Здесь возникает очень серьезный вопрос. Да, авангард органичен, это зона со своим сознанием, но вот является ли это изменение сознания долговременным, жизнеспособным надолго, либо произошел единовременный скачок (как это было в начале века), и впереди нас ждет долгое стабильное существование на достигнутом уровне? Обостряя ситуацию, можно сказать, что есть дилемма: либо внутренняя свобода, либо возвращение в прежнее состояние с неким пряником в руках – который и съесть-то нельзя, а только раскрасить и повесить на стенку. Теперь, собственно, этого знать нельзя.
Но можно ответить на смежный вопрос. О границах между авангардом и внешней средой. Они на самом деле не определены вполне – чему приметой и отсутствие прочного термина (единого, а не: «авангард», «молодая культура», «новая культура»). Но стало, например, понятно, что рок к авангардной культуре уже не имеет отношения (а еще недавно – имел), что его место в ряду остальных родов искусств займет (а что не занял раньше – уже даже странно) «академический музыкальный авангард». Ситуация изменяется, и изменяется на глазах: на третий день конференции не-практики предлагали оформить ее неким заключительным документом, меморандумом, который совместно составили бы практики и/или теоретики. Конечно, собравшимся вместе практикам сегодня в головы подобная мысль прийти уже не могла. Они могли бы сделать совместный художественный текст. Ну так это происходит и так. А к завершению конференции ненужность какого угодно меморандума была очевидной уже для всех. И ощущение «что состоялось» образовалось естественным образом.

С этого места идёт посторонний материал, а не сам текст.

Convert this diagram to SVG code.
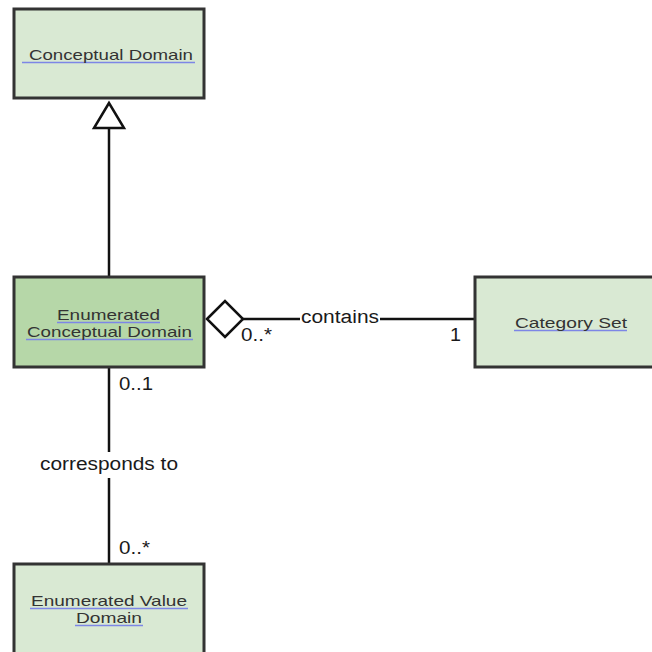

По поводу нынешнего состояния авангарда. Стало понятно, что закончился второй период его существования. (Первый – от противопоставления официозу к самосуществованию. Второй – наработанные тексты сформировали новое художественное сознание.) Далее уже не тексты будут формировать сознание, но сознание – порождать тексты. Понятно, что часть участников второго этапа (вероятно, большая) будет стремиться расширить свою аудиторию, озаботится (уже, впрочем) менеджментом (как рокеры – им не в обиду, это – их функция), другая же часть подключится наконец к процессам европейского авангарда, сохраняя при этом весьма зрелую индивидуальность. Более-менее понятно, какие особенности будущих текстов будут определять их принадлежность к тому или иному варианту жизни. (Можно сказать в скобках: тексты, являющиеся некими кодами – с присущей кодам инвариантностью их восприятия, и тексты, остающиеся лишь текстами – требующими субъективной интерпретации. Как пример: соц-арт, который, работая в обиходной среде, сумел выйти на уровень кодов и тем самым – как это ни парадоксально – ушел из-под социума.) Кроме того, все согласились, что время стеба кончилось. Кроме того, в разговорах возник (со стороны теоретиков) термин «универсализм» – как замена «постмодернизму». Кроме того, многие обратили внимание на продолжающееся сближение между принципами, управляющими написанием текстов, и самими текстами – предполагающее их скорое соединение в нечто одно.
И, учитывая сказанное выше, описывать саму атмосферу этих шести дней решительно не представляется необходимым.
«Господа коллеги!.. Мы вошли в область простых существований»14
Признаться, я был несколько удивлен, получив вместе с приглашением на это собрание и тему, к обсуждению здесь предложенную. Согласитесь, она странна: учитывая изощренность как воспринимающего, так и размышляющего, а равно как и креативных аппаратов собравшихся тут индивидуумов, говорить на тему «песок и вода» несуразно. То есть вот в чем дело: «песок» и только – без уточняющих его эпитетов, вроде песка речного, белого цвета, на зубах, городского, запачканного соляркой и так далее, метафоризируя либо расчленяя объект. То же и вода. Так нет: «песок и вода», и все тут. Простота то ли библейская, то ли первобытная.
Исходя из этого, воспринимать тему приходится исключительно как эвфемизм для любой дихотомии вроде «с одной стороны, а с другой стороны» или «во-первых, но во-вторых», что, в свою очередь, свидетельствует о том, что мы, похоже, вновь оказываемся перед лицом совершенно недифференцируемой действительности, что и требует опять начать все заново, проведения первого по ней разреза. В наших, я полагаю, интересах.
Здесь, говоря политически – а я буду говорить исключительно так, поскольку любая дихотомия предполагает первенство именно политики, довлеет ей, да и просто ей и является, надо решить несколько вопросов касательно нашего текущего положения. А именно.
– Что сохранилось из прежнего положения вещей?
– Что отменено новым положением вещей?
– Какое положение вещи будут иметь в будущем и как нам поступить, чтобы это положение было нам приятно?